Dear Annie: Husband is too controlling with TV
Dear Annie: If I go to bed and watch TV, my husband insists I turn the TV off when he gets there. But he often puts on the TV if he goes to bed first, and when that happens, he immediately falls asleep. I change the channel to my preference and leave the room for one or two hours. If I come back and get quietly in bed, as soon as he realizes I am watching TV, he is irritated. Is this a control thing? If I am not there, he can sleep for hours with the TV on. And I actually turn it down lower when I arrive. Help! — TV in Bed
Dear TV in Bed: Numerous studies have shown that screen time before bed disrupts your sleep cycle, so the bedroom isn’t the best place for your television set. A TV in the bedroom can also negatively impact intimacy.
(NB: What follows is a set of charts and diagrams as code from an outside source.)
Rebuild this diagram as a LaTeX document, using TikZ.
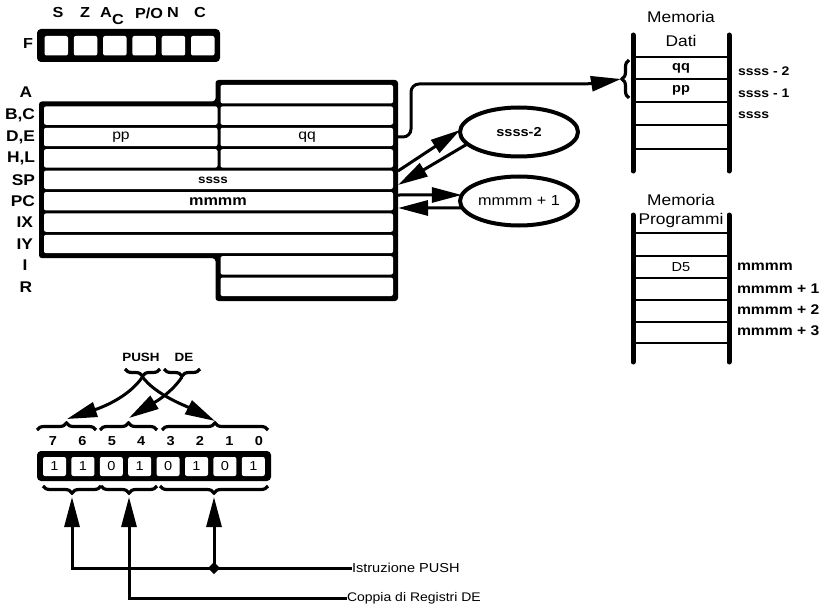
\documentclass[tikz,border=0pt]{standalone}
\usepackage{fontspec}
\setmainfont{Liberation Sans}[FakeStretch=1.12]
\usetikzlibrary{arrows.meta,decorations.pathreplacing,shapes.geometric,fit,calc}
\newcommand{\fsz}[1]{\fontsize{#1}{#1}\selectfont}
\newcommand{\rc}[5]{\node[cellw, fit={(#2,#3) (#4,#5)}] (#1) {};}
\begin{document}
\begin{tikzpicture}[x=1pt,y=-1pt,
  every node/.style={inner sep=0pt, outer sep=0pt},
  rlbl/.style={font=\fsz{15.5}\bfseries},
  cellw/.style={fill=white, rounded corners=2pt, inner sep=0pt, draw=none},
  conn/.style={line width=3pt, -{Triangle[length=30pt,width=15pt]}},
  brc/.style={decorate, decoration={brace, amplitude=7pt, aspect=0.5}, line width=3.2pt},
  memlbl/.style={font=\fsz{12.5}\bfseries, anchor=west},
  pmlbl/.style={font=\fsz{14}\bfseries, anchor=west},
  ttl/.style={font=\fsz{15.5}},
  ell/.style={ellipse, draw, line width=4pt, minimum width=118pt, minimum height=49pt},
  bar/.style={line width=5pt, line cap=round},
  hline/.style={line width=2.8pt},
  flg/.style={font=\fsz{14.5}\bfseries},
  bitn/.style={font=\fsz{13}\bfseries},
  bitv/.style={font=\fsz{13}},
]
\useasboundingbox (0,0) rectangle (830,607);

% ---------- Flags ----------
\node[flg] (lF) at (28,44) {F};
\fill[rounded corners=4pt] (37,29) rectangle (220,62);
\foreach \i in {0,...,5}{
  \pgfmathsetmacro{\xa}{44.5+29.3*\i}
  \pgfmathsetmacro{\xb}{\xa+23.5}
  \rc{f\i}{\xa}{36}{\xb}{55.5}
}
\node[flg] (fS) at (58,13) {S};
\node[flg] (fZ) at (85,13) {Z};
\node[flg] (fA) at (106,13) {A};
\node[flg] (fAC) at (118,20) {C};
\node[flg] (fP) at (149,13) {P/O};
\node[flg] (fN) at (173,13) {N};
\node[flg] (fC) at (200,13) {C};

% ---------- Register block ----------
\fill[rounded corners=3pt] (215.5,80) -- (398,80) -- (398,301) -- (215.5,301)
  -- (215.5,258.2) -- (39,258.2) -- (39,101.4) -- (215.5,101.4) -- cycle;
\rc{cA}{220.5}{85}{393}{103.4}
\rc{cBl}{44}{106.4}{217.5}{124.8}
\rc{cBr}{220.5}{106.4}{393}{124.8}
\rc{cDl}{44}{127.8}{217.5}{146.2}
\rc{cDr}{220.5}{127.8}{393}{146.2}
\rc{cHl}{44}{149.2}{217.5}{167.6}
\rc{cHr}{220.5}{149.2}{393}{167.6}
\rc{cSP}{44}{170.6}{393}{189}
\rc{cPC}{44}{192}{393}{210.4}
\rc{cIX}{44}{213.4}{393}{231.8}
\rc{cIY}{44}{234.8}{393}{253.2}
\rc{cI}{220.5}{256.2}{393}{274.6}
\rc{cR}{220.5}{277.6}{393}{296}

\node[rlbl] (lA) at (26,92) {A};
\node[rlbl, anchor=east] (lBC) at (35,115.6) {B,C};
\node[rlbl, anchor=east] (lDE) at (35,137) {D,E};
\node[rlbl, anchor=east] (lHL) at (35,158.4) {H,L};
\node[rlbl, anchor=east] (lSP) at (35,179.8) {SP};
\node[rlbl, anchor=east] (lPC) at (35,201.2) {PC};
\node[rlbl, anchor=east] (lIX) at (33,222.6) {IX};
\node[rlbl, anchor=east] (lIY) at (33,244) {IY};
\node[rlbl] (lI) at (25,265.4) {I};
\node[rlbl] (lR) at (26,286.8) {R};

\node[font=\fsz{14}] (tpp) at (121,137) {pp};
\node[font=\fsz{14}] (tqq) at (307,137) {qq};
\node[font=\fsz{12}\bfseries] (tss) at (213,180) {ssss};
\node[font=\fsz{14.5}\bfseries] (tmm) at (218,201.5) {mmmm};

% ---------- Ellipses ----------
\node[ell, font=\fsz{13}\bfseries] (e1) at (519,132) {ssss-2};
\node[ell, font=\fsz{14.5}] (e2) at (519,201) {mmmm + 1};

\coordinate (rDE) at (398,137);
\coordinate (rS1) at (398,171);
\coordinate (rS2) at (398,185);
\coordinate (rP1) at (398,195);
\coordinate (rP2) at (398,208);

\draw[conn] (rS1) -- (e1.178);
\draw[conn] (e1.193) -- (rS2);
\draw[conn] (rP1) -- (e2.174);
\draw[conn] (e2.187) -- (rP2);

% ---------- Memoria Dati ----------
\node[ttl] (mdT1) at (681,17) {Memoria};
\node[ttl] (mdT2) at (681,41) {Dati};
\draw[bar] (633,35) -- (633,171);
\draw[bar] (729,35) -- (729,171);
\foreach \y in {57,79,102,125,149}{\draw[hline] (633,\y) -- (729,\y);}
\node[font=\fsz{13}\bfseries] (mqq) at (681,68) {qq};
\node[font=\fsz{13}\bfseries] (mpp) at (681,90.5) {pp};
\node[memlbl] (ms2) at (738,71) {ssss - 2};
\node[memlbl] (ms1) at (738,93) {ssss - 1};
\node[memlbl] (ms0) at (738,115) {ssss};
\draw[brc] (629,98) -- (629,60);
\coordinate (bD) at (621,79);
\draw[conn, rounded corners=8pt] (rDE) -- (411,137) -- (411,84) -- (590,84) -- (bD);

% ---------- Memoria Programmi ----------
\node[ttl] (mpT1) at (681,200) {Memoria};
\node[ttl] (mpT2) at (681,220) {Programmi};
\draw[bar] (633,215) -- (633,362);
\draw[bar] (729,215) -- (729,362);
\foreach \y in {233,256,278,300,322,343}{\draw[hline] (633,\y) -- (729,\y);}
\node[font=\fsz{13}] (mD5) at (681,267) {D5};
\node[pmlbl] (pm0) at (737,267) {mmmm};
\node[pmlbl] (pm1) at (737,289) {mmmm + 1};
\node[pmlbl] (pm2) at (737,310) {mmmm + 2};
\node[pmlbl] (pm3) at (737,331) {mmmm + 3};

% ---------- PUSH DE ----------
\node[font=\fsz{12}\bfseries] (tPUSH) at (141,357) {PUSH};
\node[font=\fsz{12}\bfseries] (tDE) at (184,357) {DE};
\draw[brc] (160,369) -- (125,369);
\draw[brc] (200,369) -- (164,369);
\coordinate (pP) at (142.5,377);
\coordinate (pD) at (182,377);

% top braces over bits
\draw[brc] (37,430) -- (96,430);
\draw[brc] (100,430) -- (157,430);
\draw[brc] (162,430) -- (268,430);
\coordinate (u76) at (67,419);
\coordinate (u54) at (129,418);
\coordinate (u30) at (215,421);

\draw[conn] (pP) .. controls (128,398) and (100,408) .. (u76);
\draw[conn] (pP) .. controls (156,395) and (186,406) .. (u30);
\draw[conn] (pD) .. controls (170,395) and (150,405) .. (u54);

% ---------- Bit box ----------
\fill[rounded corners=4pt] (37,451) rectangle (271,481);
\foreach \v [count=\i from 0] in {1,1,0,1,0,1,0,1}{
  \pgfmathsetmacro{\xa}{43+28.4*\i}
  \pgfmathsetmacro{\xb}{\xa+23}
  \rc{b\i}{\xa}{457}{\xb}{476}
  \node[bitv] (bv\i) at (b\i) {\v};
}
\foreach \n [count=\i from 0] in {7,6,5,4,3,2,1,0}{
  \pgfmathsetmacro{\xn}{53+29.4*\i}
  \node[bitn] (bn\i) at (\xn,441) {\n};
}

% bottom braces
\draw[brc] (101,486) -- (43,486);
\draw[brc] (157,486) -- (101,486);
\draw[brc] (268,486) -- (160,486);
\coordinate (t76) at (72,497);
\coordinate (t54) at (129,497);
\coordinate (t30) at (214,497);

\node[font=\fsz{13}, anchor=west] (istr) at (352,568) {Istruzione PUSH};
\node[font=\fsz{12.5}, anchor=west] (copp) at (347,598) {Coppia di Registri DE};
\coordinate (c1) at (72,568);
\coordinate (c2) at (129,598);
\coordinate (c3) at (214,568);
\draw[conn, line join=miter] (istr.west) -- (c1) -- (t76);
\draw[conn] (c3) -- (t30);
\draw[conn, line join=miter] (copp.west) -- (c2) -- (t54);
\node[diamond, fill, minimum size=12pt] (jd) at (c3) {};
\end{tikzpicture}
\end{document}
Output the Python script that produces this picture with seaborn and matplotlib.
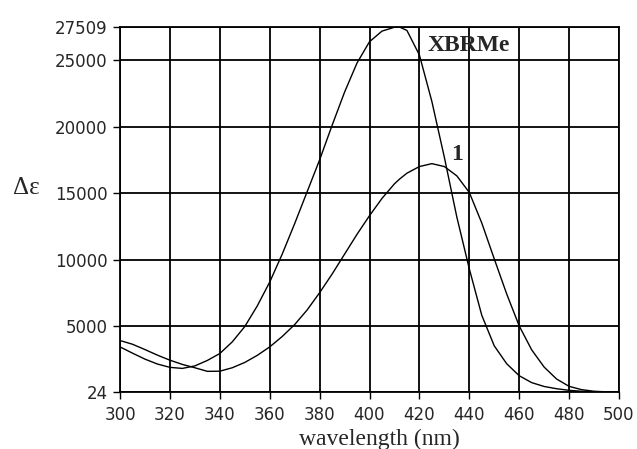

Why not keep it in the living room instead? Then you can watch your shows and your husband can sleep, all without interruption.
Dear Annie: “Saved by Sobriety” wonders why his wife cannot get past his 22 years of drunkenness. When you live in constant fear for that long, you don’t just let it go. It has become your new normal.
I remember when my husband and I were in the same boat. I wanted him to go to Alcoholics Anonymous, not just to stop drinking but also to go through the 12 steps. The eighth step is to apologize to those you have harmed by drinking. I needed that apology to move forward. He could not just assume that everything was now hunky-dory because he stopped drinking. It hurts a spouse to her very core thinking that she ranks below the bottle. In this case, the wife may never feel No. 1 again.
Al-Anon helped me move past this when I reached the eighth step myself and apologized to the drinker for not looking at the positives in our life and only concentrating on the hurt. Even though he never attended AA to give me what I felt I needed, my attending Al-Anon helped me move forward.
Thank God that now in our 60s, we are both in a good place and best friends — and more in love than ever. There is a light at the end of the tunnel, but sometimes you have to be the first one to turn it on. — I Am No. 1 Again
Dear No. 1 Again: I loved reading your letter. It’s inspiring to hear from people who have taken it upon themselves to find peace.